Caution: as the .bashrc file is executed each time you log in, a faulty .bashrc can result in you no longer being able to log in! Make absolutely sure that settings in .bashrc do not contain any typing errors etc. You can test settings by first entering them manually in the console. If you make a typing error, you can then restore the previous settings by logging out and logging in.

Various tips

  • The Linux console does not have an "undo" function. You should always check for typing errors when entering commands and make frequent backups, especially if you are working on a Linux system on which you have root rights. It is quite possible to destroy a complete Linux installation through carelessness.
  • File extensions are not as important in Linux as they are in Windows, in particular they are not used to specify the file type. However, it is advisable to use consistent extensions (for example, the extension .sh is common for shell scripts) so that a human can recognize the file type by looking at it.
  • Virtually every command is actually a program (or script), even the built-in commands in Linux. You can see the location of the program with which
    . This is particularly useful if several versions of the same software are installed and you want to ensure that you are running the correct variant.
  • You can define commands in the form of an alias, i.e. as an abbreviation for another command. For example, alias myjobs="squeue -u demo_user" creates a command called myjobs that instructs SLURM to display only the jobs of the user demo_user.

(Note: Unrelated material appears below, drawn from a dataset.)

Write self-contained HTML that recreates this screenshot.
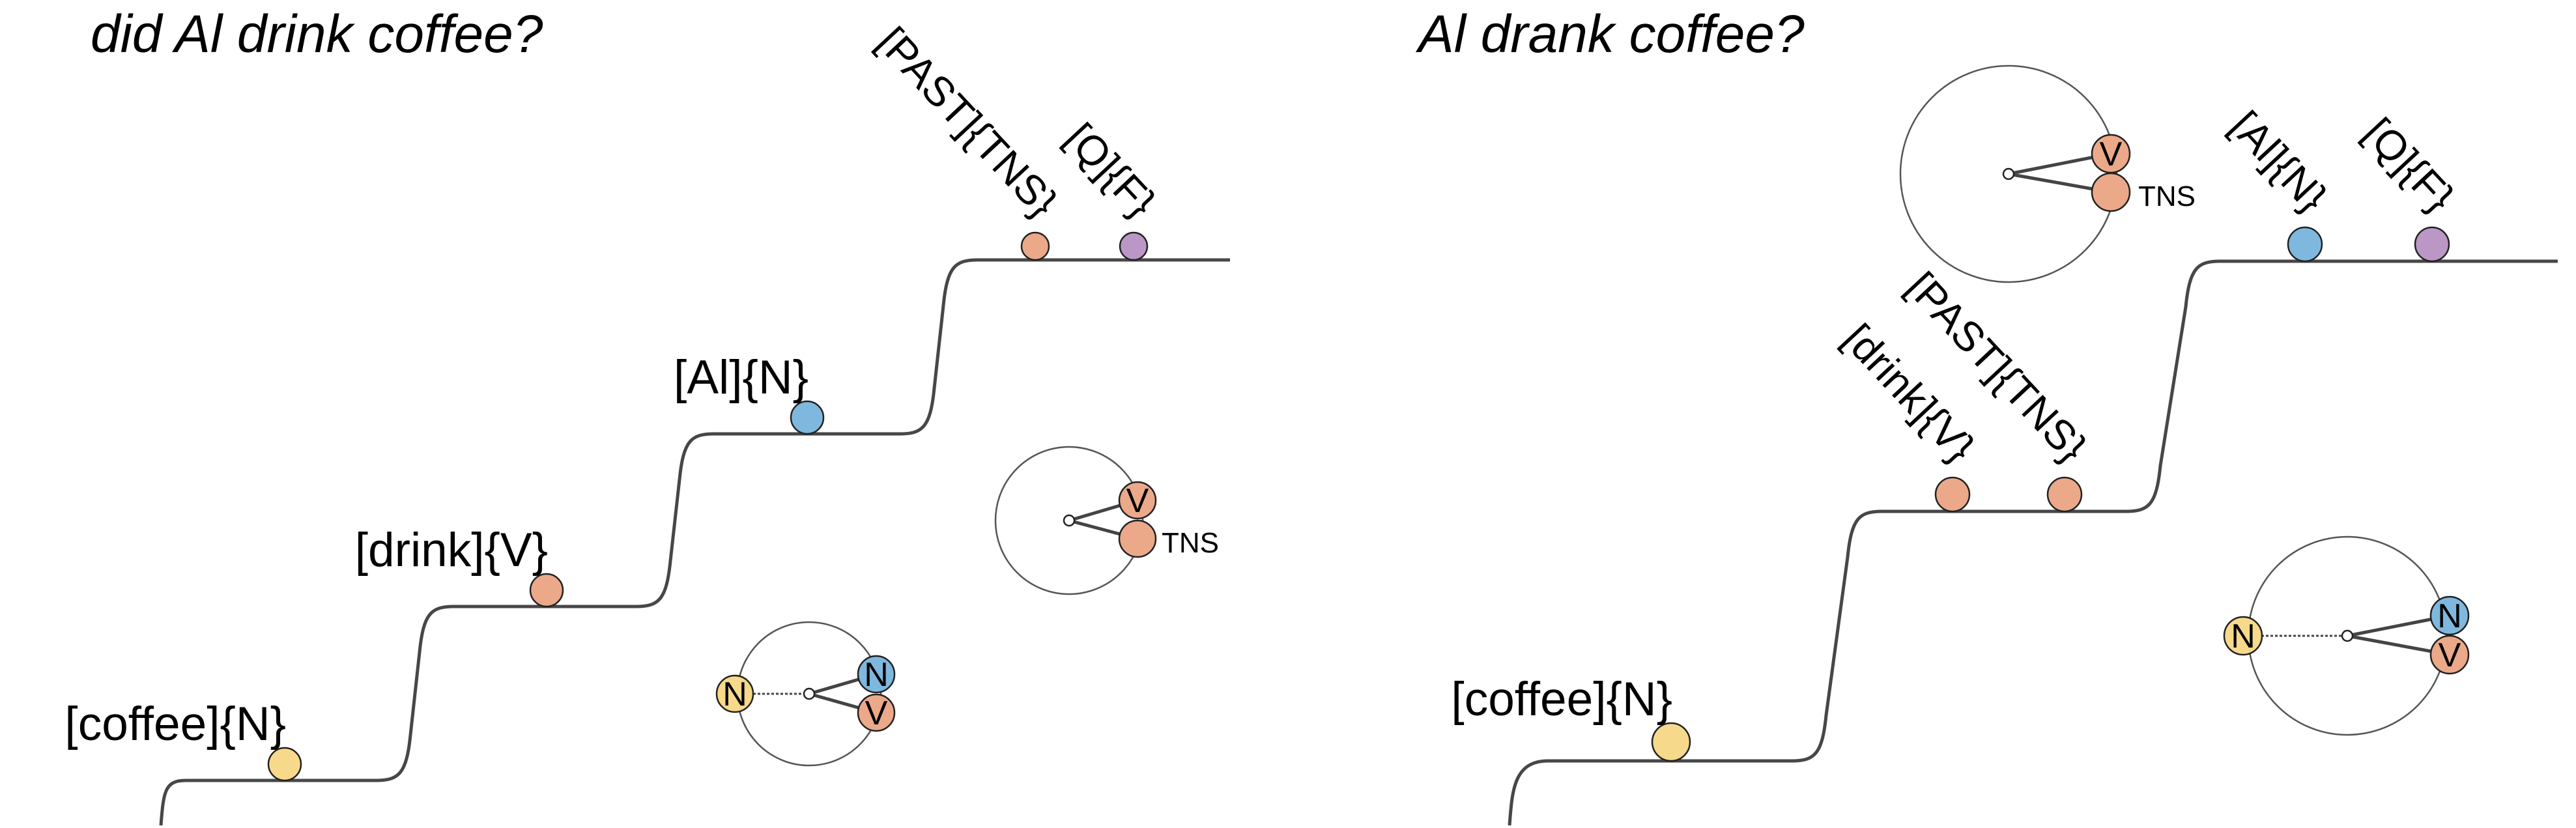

Like environment variables, aliases must be written in .bashrc in order to be permanently accessible.
  • In addition to wildcards, there is another way to specify patterns of characters, so-called regular expressions (regex). These allow very complex patterns, but are also very difficult to learn. For reasons of space, we will not go into further detail here.
  • You can calculate the size of files and directories with the du command (for "Disk Usage"). Important options are in particular -h for "human-readable", here the sizes are displayed with an addition (for example GB for gigabyte), also -s if only the current directory is to be listed (otherwise each file in each subdirectory would be listed individually, which can become confusing with many files). Example:
$ du -sh *
5.4M abaqus
8.0K abaqus_plugins
4.0K abaqus.rpy
32K all_users_2018-02-07.txt
4.0K bin
4.0K bsp.f90
  • Linux, like Windows, allows symbolic links (shortcuts). You can use ls -l to recognize what a link to another file or directory is.
$ ls -l
-rw-r--r-- 1 demo_user hpc-gpr-hiwis 56 30. Jul 09:24 ex3.dat
lrwxrwxrwx 1 demo_user hpc-gpr-hiwis 7 1 Aug 09:47 ex3_link.dat -> ex3.dat
  • You can create a link yourself with the command ln -s
    .
  • The ls command is used so often with the -l option that many Linux systems, including the one on the OMNI cluster, provide an ll command that is an alias for ls -l.
  • The command cd without any argument changes to your home directory, cd - changes to the previous directory (before the last call to cd).
  • You can use the up and down arrow keys to display the last commands entered in the console. You can use the history command to display all the last commands entered. This is particularly useful if you no longer remember the syntax of a recently entered command. You can then use history | grep to find it again. In the case of Bash, this history is saved in the ~/.bash_history file.